Polls have Forza Italia now attracting around 15-16 percent of the vote, well down from its 2001 heyday of 29 percent. But with the allied Northern League less than a point behind, according to the latest polls by Luiss University’s Centro Italiano Studi Elettorali, Berlusconi has a chance of becoming the pivotal figure in a coalition that will decide who will be Italy’s next prime minister.

The rival centre-left Democratic Party has led a succession of coalition governments with various permutations of the centre-right, at first including Berlusconi, since the inconclusive elections of 2013. Renzi, a young reformist who won a brutal internal party battle to become prime minister in 2014 without being elected, resigned after losing a national referendum on reshaping the constitution in December 2016. Now, as party leader, he too is battling to return to the fore, although Paolo Gentiloni, his successor as centre-left prime minister, is ahead in terms of voter approval ratings — adding to the confusion.

Political uncertainty, financial stability

After a long and grim decline, the third largest Eurozone economy is slowly recovering, though GDP remains nearly six percent below pre-crisis levels. This apparent turnaround has failed to translate into votes for the Democrats. The party has split and some of its leading figures were embroiled in alleged financial wrongdoings and corruption.

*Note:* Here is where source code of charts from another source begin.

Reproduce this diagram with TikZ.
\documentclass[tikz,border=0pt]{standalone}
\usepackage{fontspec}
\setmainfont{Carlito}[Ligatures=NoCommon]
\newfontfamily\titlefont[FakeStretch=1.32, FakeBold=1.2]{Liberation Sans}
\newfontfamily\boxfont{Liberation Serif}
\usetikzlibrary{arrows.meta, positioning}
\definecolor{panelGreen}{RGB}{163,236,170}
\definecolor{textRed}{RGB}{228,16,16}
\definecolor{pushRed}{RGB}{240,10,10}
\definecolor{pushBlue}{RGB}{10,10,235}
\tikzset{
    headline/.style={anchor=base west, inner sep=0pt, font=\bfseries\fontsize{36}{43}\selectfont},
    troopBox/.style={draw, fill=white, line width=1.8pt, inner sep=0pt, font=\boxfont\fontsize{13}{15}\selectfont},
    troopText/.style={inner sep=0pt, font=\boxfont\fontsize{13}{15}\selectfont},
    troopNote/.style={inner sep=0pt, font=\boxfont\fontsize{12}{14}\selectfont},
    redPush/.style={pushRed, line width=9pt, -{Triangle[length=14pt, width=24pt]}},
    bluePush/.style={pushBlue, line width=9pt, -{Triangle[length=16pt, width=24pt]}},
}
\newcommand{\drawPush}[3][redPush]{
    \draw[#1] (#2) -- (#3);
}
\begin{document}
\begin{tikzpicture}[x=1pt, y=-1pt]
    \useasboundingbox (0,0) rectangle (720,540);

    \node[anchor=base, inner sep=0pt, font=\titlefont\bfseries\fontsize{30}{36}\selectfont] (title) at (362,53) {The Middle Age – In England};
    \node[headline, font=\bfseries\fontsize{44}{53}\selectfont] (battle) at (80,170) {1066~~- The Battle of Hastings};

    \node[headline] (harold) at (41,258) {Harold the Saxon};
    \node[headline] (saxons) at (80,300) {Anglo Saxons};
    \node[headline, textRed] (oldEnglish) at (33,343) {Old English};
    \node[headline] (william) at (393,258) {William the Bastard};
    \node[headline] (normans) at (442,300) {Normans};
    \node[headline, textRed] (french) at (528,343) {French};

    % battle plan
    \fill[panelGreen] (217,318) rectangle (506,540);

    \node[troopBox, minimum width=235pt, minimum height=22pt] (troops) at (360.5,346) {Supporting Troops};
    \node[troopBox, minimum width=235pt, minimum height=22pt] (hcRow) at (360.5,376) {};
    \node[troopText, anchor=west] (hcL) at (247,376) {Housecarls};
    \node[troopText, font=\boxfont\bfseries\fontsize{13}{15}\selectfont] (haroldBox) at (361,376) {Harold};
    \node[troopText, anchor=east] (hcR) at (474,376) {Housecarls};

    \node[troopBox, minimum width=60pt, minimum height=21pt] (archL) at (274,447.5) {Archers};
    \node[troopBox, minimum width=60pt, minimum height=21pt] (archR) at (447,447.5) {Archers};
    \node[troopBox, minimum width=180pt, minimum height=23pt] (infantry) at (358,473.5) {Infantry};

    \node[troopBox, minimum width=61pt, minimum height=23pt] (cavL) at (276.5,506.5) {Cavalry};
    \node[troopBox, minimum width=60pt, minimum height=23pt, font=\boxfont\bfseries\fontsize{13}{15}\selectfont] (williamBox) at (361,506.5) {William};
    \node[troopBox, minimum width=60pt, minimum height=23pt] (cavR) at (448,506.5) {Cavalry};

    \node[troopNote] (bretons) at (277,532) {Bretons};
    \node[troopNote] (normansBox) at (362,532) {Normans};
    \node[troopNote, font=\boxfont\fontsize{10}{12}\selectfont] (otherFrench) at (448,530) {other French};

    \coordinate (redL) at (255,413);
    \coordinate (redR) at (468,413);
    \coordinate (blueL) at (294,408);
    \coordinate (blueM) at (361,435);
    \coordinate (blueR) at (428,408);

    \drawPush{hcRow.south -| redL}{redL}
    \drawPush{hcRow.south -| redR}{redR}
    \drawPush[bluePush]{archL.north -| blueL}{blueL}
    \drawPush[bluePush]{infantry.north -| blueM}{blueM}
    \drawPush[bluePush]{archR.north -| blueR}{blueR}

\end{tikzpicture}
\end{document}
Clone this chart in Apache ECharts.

Two possible outcomes of Sunday’s election seem most likely: majorities for the centre-right coalition in both chambers of parliament and then horse-trading over who becomes prime minister, or no outright winner at all. 

In the latter scenario, President Sergio Mattarella could emerge — as his predecessor did in in 2013 — as the key figure in trying to bring about a governing coalition rather than calling fresh elections. The option drawing the most speculation runs along the lines of Germany’s solution to a hung parliament — a new “grand coalition” of Forza Italia and the Democrats.

Not surprisingly, both parties rejected such a possibility, and it is far from sure the two rivals would be able to garner sufficient votes themselves. A link-up between the Northern League and the Five Star Movement cannot be ruled out either in terms of electoral arithmetic. Both are strong euro-sceptics, but an alliance involving such divergent views on political participation would be hard to forge, and would also be resisted by Europe’s political establishment.

Despite the prevailing uncertainty, financial markets have reacted calmly, so far. This comes as no surprise to Roberto D’Alimonte, professor of politics at Luiss University in Rome.

“Markets are not afraid of instability because they consider Italy as always unstable, with governments that last for 10 months. It is not instability that worries markets,” he told OpenCanada. “It’s populism, a referendum on Europe, the victory of the Five Star Movement or of the Northern League. But as these don’t seem on the horizon, markets can live with instability.”

Berlusconi has re-entered the political arena playing the role of the centrist tamer of populists who has proven in the past to keep his right-wing allies in check.

“This is his strategic function and this is why, though weakened, he remains an important actor in the political arena,” commented D’Alimonte, adding that the size of his party’s vote could be crucial in defining the power relationship with the Northern League and future policies.

But despite D’Alimonte’s sanguine outlook, the main challenge for whichever party or coalition manages to form a government after March 4 will revolve around balancing payments of public debt and achieving more economic growth, while overcoming the divisive nature of Italian politics, which threatens the long-term existence of any governing alliance.